### What you are asked to do:
Drop every picture, then transcribe the remaining data exactly.

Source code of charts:

______________________________

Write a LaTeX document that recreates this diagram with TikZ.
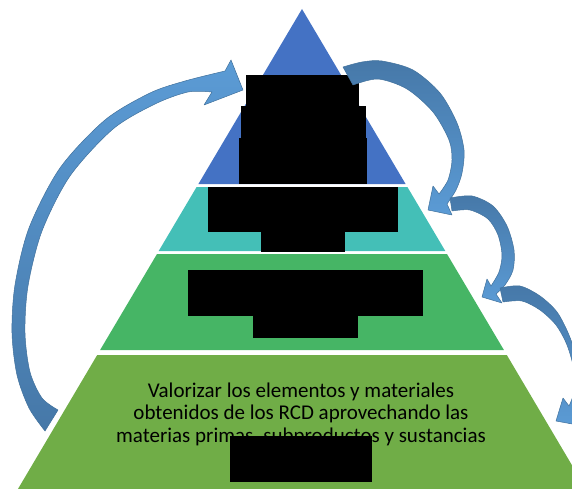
\documentclass[tikz,border=0pt]{standalone}
\usepackage{fontspec}
\setmainfont{Carlito}
\usepackage{tikz}
\tikzset{redact/.style = {fill = black},
  flecha/.style = {draw = aline, line width = 0.5, line join = round}}
\definecolor{pblue}{HTML}{4472C4}
\definecolor{pteal}{HTML}{44BFB7}
\definecolor{pgreen}{HTML}{46B565}
\definecolor{polive}{HTML}{70AD47}
\definecolor{alight}{HTML}{5B9BD5}
\definecolor{adark}{HTML}{4678A8}
\definecolor{aline}{HTML}{41719C}

\begin{document}
\begin{tikzpicture}[x = 1pt, y = -1pt]

      \useasboundingbox (0, 0) rectangle (572, 489);
      \clip (0, 0) rectangle (572, 489);

      \fill [pblue] (302, 9) -- (405.6, 184) -- (198.4, 184) -- cycle;
      \fill [pteal] (196.6, 187) -- (407.4, 187) -- (445.3, 251) -- (158.7, 251) -- cycle;
      \fill [pgreen] (157, 254) -- (447, 254) -- (503.9, 350) -- (100.1, 350) -- cycle;
      \fill [polive] (97.2, 355) -- (506.8, 355) -- (589, 494) -- (15, 494) -- cycle;

      \node (valor) [font = \fontsize{21}{22.5}\selectfont, align = center] at (301, 414)
        {Valorizar los elementos y materiales\\obtenidos de los RCD aprovechando las\\materias primas, subproductos y sustancias};

      \fill [redact] (246, 75) rectangle (359, 106);
      \fill [redact] (241, 106) rectangle (366, 138);
      \fill [redact] (239, 138) rectangle (367, 184);
      \fill [redact] (208, 187) rectangle (398, 232);
      \fill [redact] (261, 232) rectangle (345, 252);
      \fill [redact] (188, 270) rectangle (423, 316);
      \fill [redact] (253, 316) rectangle (358, 338);
      \fill [redact] (230, 436) rectangle (372, 482);

      \path [flecha, top color = alight, bottom color = adark]
        plot [smooth] coordinates {(45, 431) (29, 408) (17, 375) (12, 333) (15, 285) (29, 228) (60, 168) (105, 120) (150, 93) (185, 81) (225, 71)}
        -- (231, 60) -- (243, 90) -- (204, 105) --
        plot [smooth] coordinates {(212, 92) (188, 92) (155, 104) (113, 129) (70, 176) (42, 231) (28, 286) (25, 333) (30, 372) (42, 398) (58, 410)}
        -- cycle;
      \path [flecha, top color = adark, bottom color = alight]
        plot [smooth] coordinates {(343, 67) (362, 62) (382, 61) (413, 70) (440, 93) (457, 123) (464, 150) (462, 173) (456, 190) (447, 204)}
        -- (452, 215) -- (428, 210) -- (433, 186) --
        plot [smooth] coordinates {(439, 194) (448, 180) (452, 160) (449, 140) (433, 112) (407, 89) (378, 79) (353, 85)}
        -- cycle;
      \path [flecha, top color = adark, bottom color = alight]
        plot [smooth] coordinates {(450, 198) (472, 196) (493, 206) (507, 226) (514, 250) (513, 270) (505, 285) (496, 294)}
        -- (502, 303) -- (482, 297) -- (487, 279) --
        plot [smooth] coordinates {(491, 286) (499, 272) (502, 255) (498, 235) (488, 219) (470, 210) (452, 211)}
        -- cycle;
      \path [flecha, top color = adark, bottom color = alight]
        plot [smooth] coordinates {(500, 288) (520, 286) (540, 296) (557, 312) (569, 335) (578, 362) (582, 388) (580, 405) (576, 415)}
        -- (583, 426) -- (556, 421) -- (563, 398) --
        plot [smooth] coordinates {(569, 406) (574, 392) (574, 370) (567, 345) (556, 325) (540, 310) (522, 301) (503, 302)}
        -- cycle;

    \end{tikzpicture}
\end{document}
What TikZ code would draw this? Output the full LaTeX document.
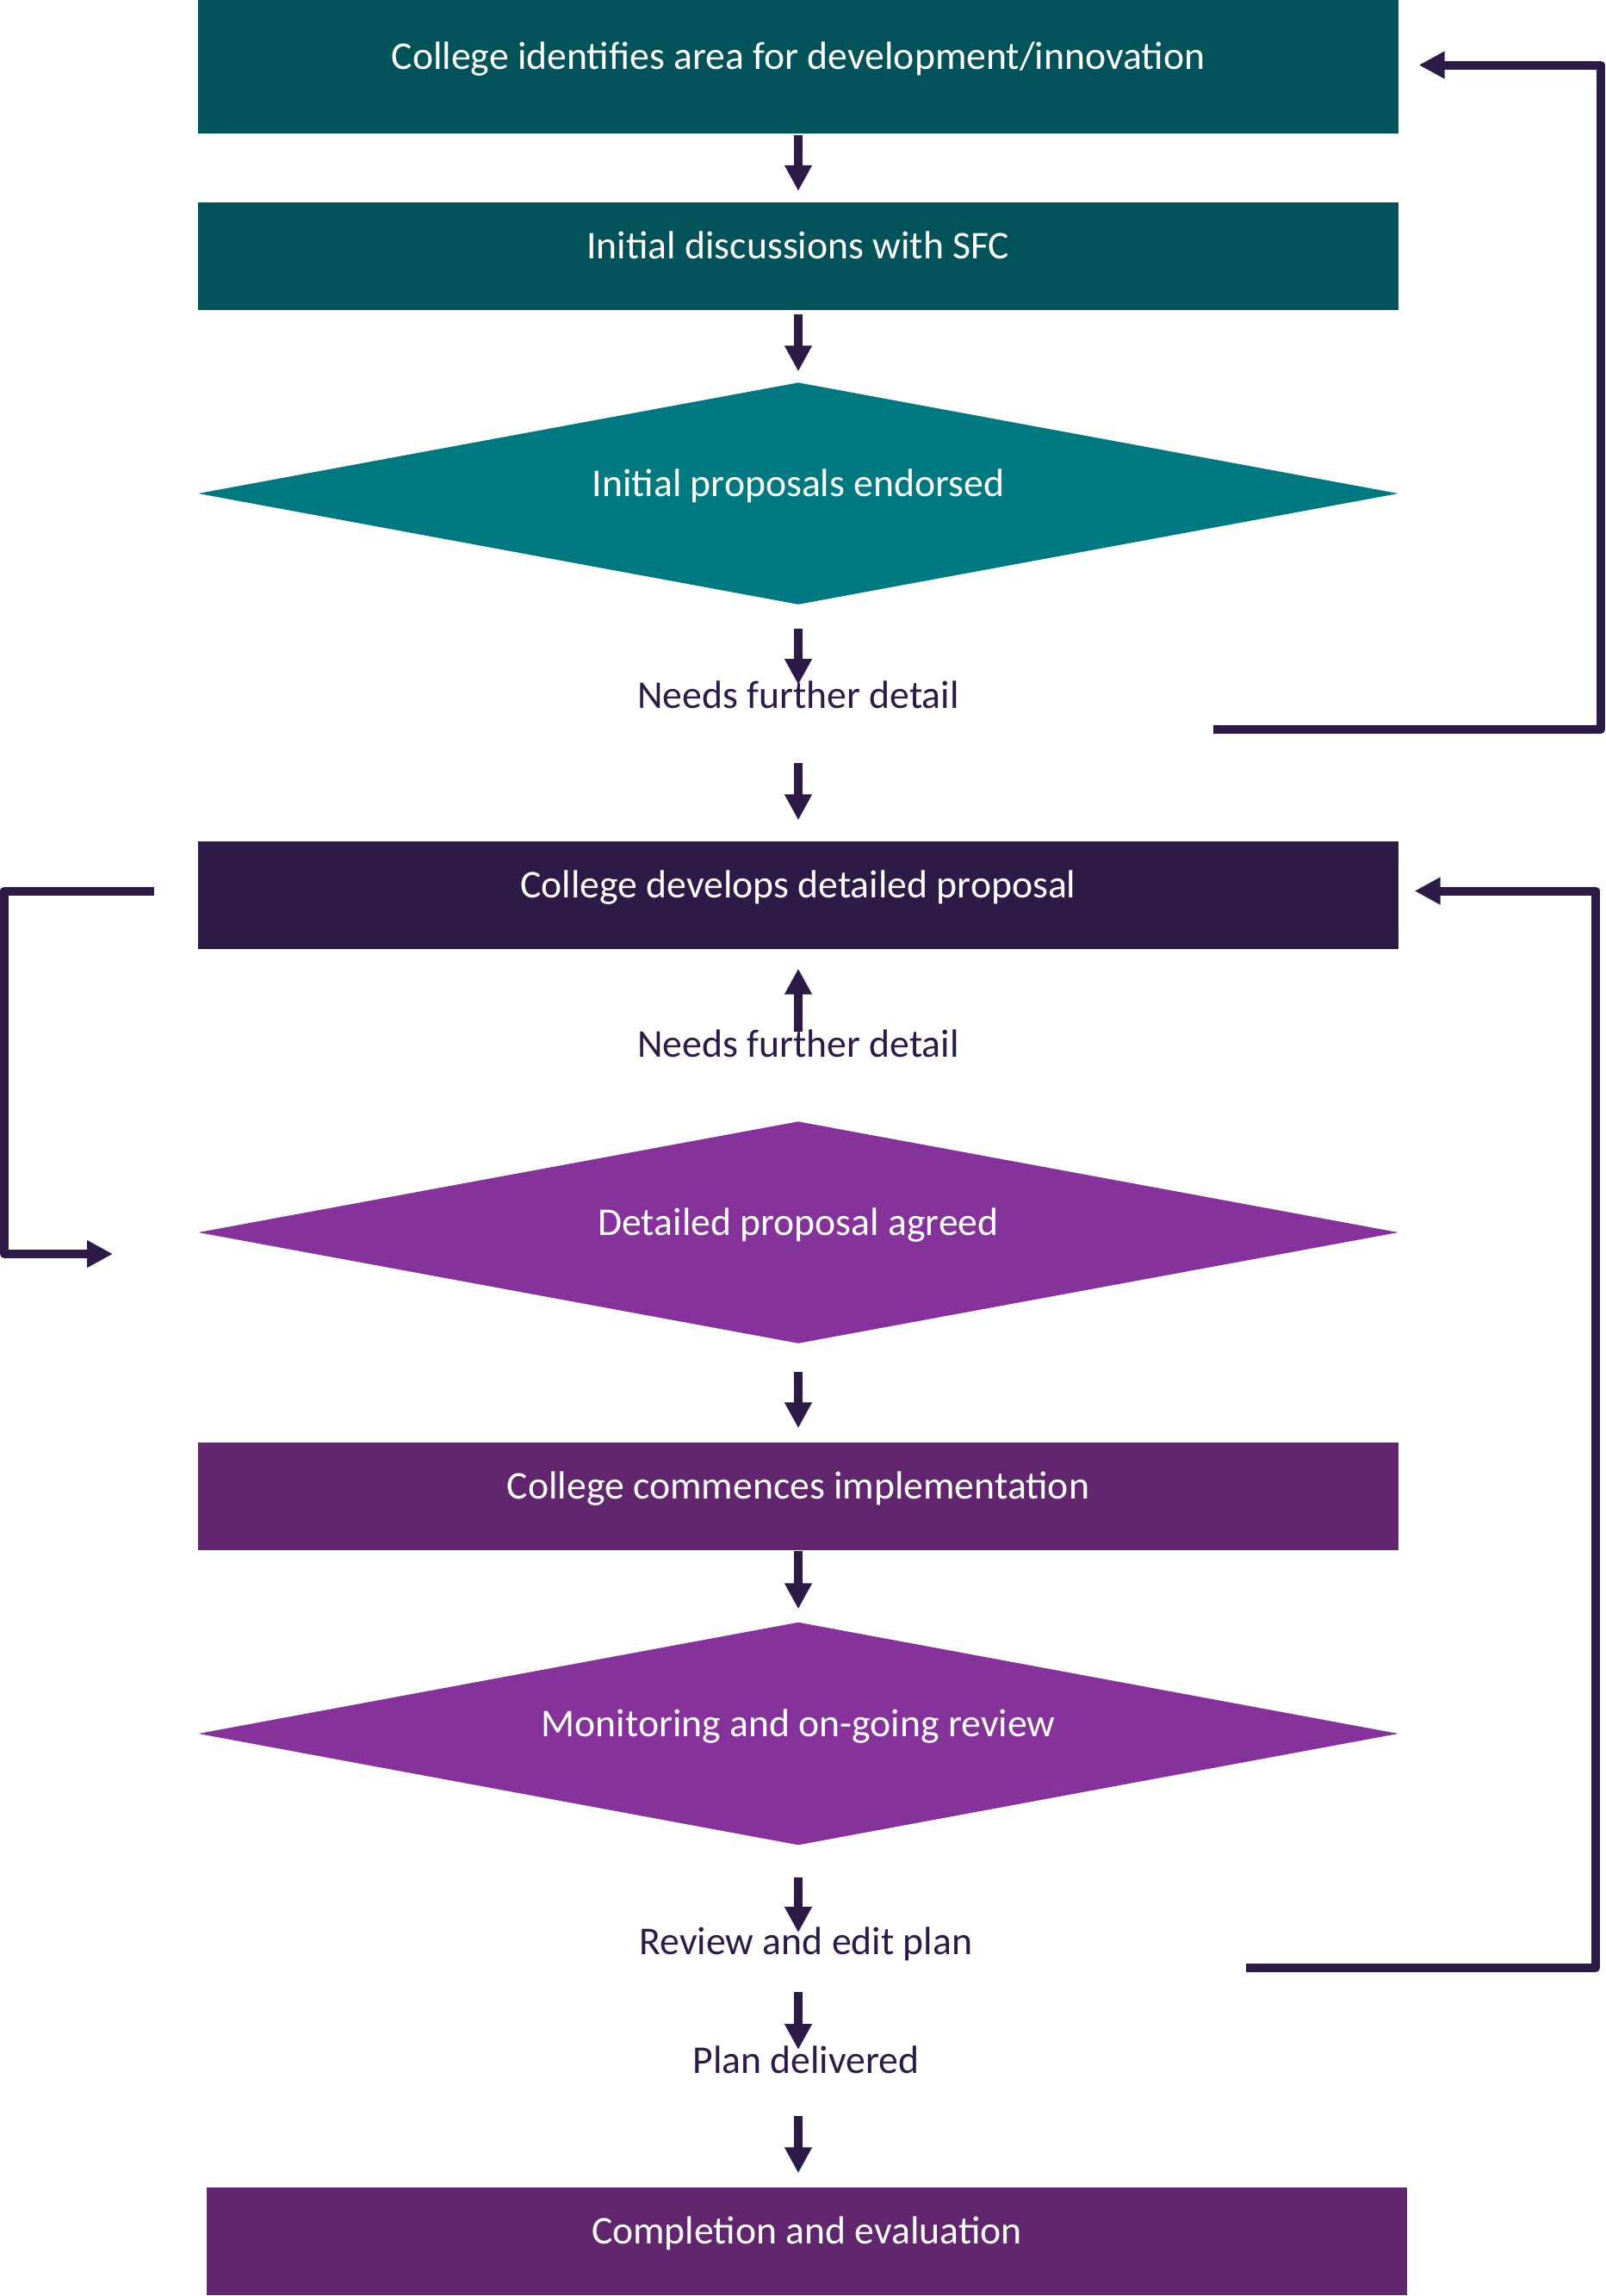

______________________________

### Reply:
Write a LaTeX document that recreates this diagram with TikZ.
\documentclass[tikz,border=0pt]{standalone}
\usepackage{fontspec}
\setmainfont{Carlito}
\usepackage{tikz}
\tikzset{redact/.style = {fill = black},
  flecha/.style = {draw = aline, line width = 0.5, line join = round}}
\definecolor{pblue}{HTML}{4472C4}
\definecolor{pteal}{HTML}{44BFB7}
\definecolor{pgreen}{HTML}{46B565}
\definecolor{polive}{HTML}{70AD47}
\definecolor{alight}{HTML}{5B9BD5}
\definecolor{adark}{HTML}{4678A8}
\definecolor{aline}{HTML}{41719C}

\begin{document}
\begin{tikzpicture}[x = 1pt, y = -1pt]

      \useasboundingbox (0, 0) rectangle (572, 489);
      \clip (0, 0) rectangle (572, 489);

      \fill [pblue] (302, 9) -- (405.6, 184) -- (198.4, 184) -- cycle;
      \fill [pteal] (196.6, 187) -- (407.4, 187) -- (445.3, 251) -- (158.7, 251) -- cycle;
      \fill [pgreen] (157, 254) -- (447, 254) -- (503.9, 350) -- (100.1, 350) -- cycle;
      \fill [polive] (97.2, 355) -- (506.8, 355) -- (589, 494) -- (15, 494) -- cycle;

      \node (valor) [font = \fontsize{21}{22.5}\selectfont, align = center] at (301, 414)
        {Valorizar los elementos y materiales\\obtenidos de los RCD aprovechando las\\materias primas, subproductos y sustancias};

      \fill [redact] (246, 75) rectangle (359, 106);
      \fill [redact] (241, 106) rectangle (366, 138);
      \fill [redact] (239, 138) rectangle (367, 184);
      \fill [redact] (208, 187) rectangle (398, 232);
      \fill [redact] (261, 232) rectangle (345, 252);
      \fill [redact] (188, 270) rectangle (423, 316);
      \fill [redact] (253, 316) rectangle (358, 338);
      \fill [redact] (230, 436) rectangle (372, 482);

      \path [flecha, top color = alight, bottom color = adark]
        plot [smooth] coordinates {(45, 431) (29, 408) (17, 375) (12, 333) (15, 285) (29, 228) (60, 168) (105, 120) (150, 93) (185, 81) (225, 71)}
        -- (231, 60) -- (243, 90) -- (204, 105) --
        plot [smooth] coordinates {(212, 92) (188, 92) (155, 104) (113, 129) (70, 176) (42, 231) (28, 286) (25, 333) (30, 372) (42, 398) (58, 410)}
        -- cycle;
      \path [flecha, top color = adark, bottom color = alight]
        plot [smooth] coordinates {(343, 67) (362, 62) (382, 61) (413, 70) (440, 93) (457, 123) (464, 150) (462, 173) (456, 190) (447, 204)}
        -- (452, 215) -- (428, 210) -- (433, 186) --
        plot [smooth] coordinates {(439, 194) (448, 180) (452, 160) (449, 140) (433, 112) (407, 89) (378, 79) (353, 85)}
        -- cycle;
      \path [flecha, top color = adark, bottom color = alight]
        plot [smooth] coordinates {(450, 198) (472, 196) (493, 206) (507, 226) (514, 250) (513, 270) (505, 285) (496, 294)}
        -- (502, 303) -- (482, 297) -- (487, 279) --
        plot [smooth] coordinates {(491, 286) (499, 272) (502, 255) (498, 235) (488, 219) (470, 210) (452, 211)}
        -- cycle;
      \path [flecha, top color = adark, bottom color = alight]
        plot [smooth] coordinates {(500, 288) (520, 286) (540, 296) (557, 312) (569, 335) (578, 362) (582, 388) (580, 405) (576, 415)}
        -- (583, 426) -- (556, 421) -- (563, 398) --
        plot [smooth] coordinates {(569, 406) (574, 392) (574, 370) (567, 345) (556, 325) (540, 310) (522, 301) (503, 302)}
        -- cycle;

    \end{tikzpicture}
\end{document}
What TikZ code would draw this? Output the full LaTeX document.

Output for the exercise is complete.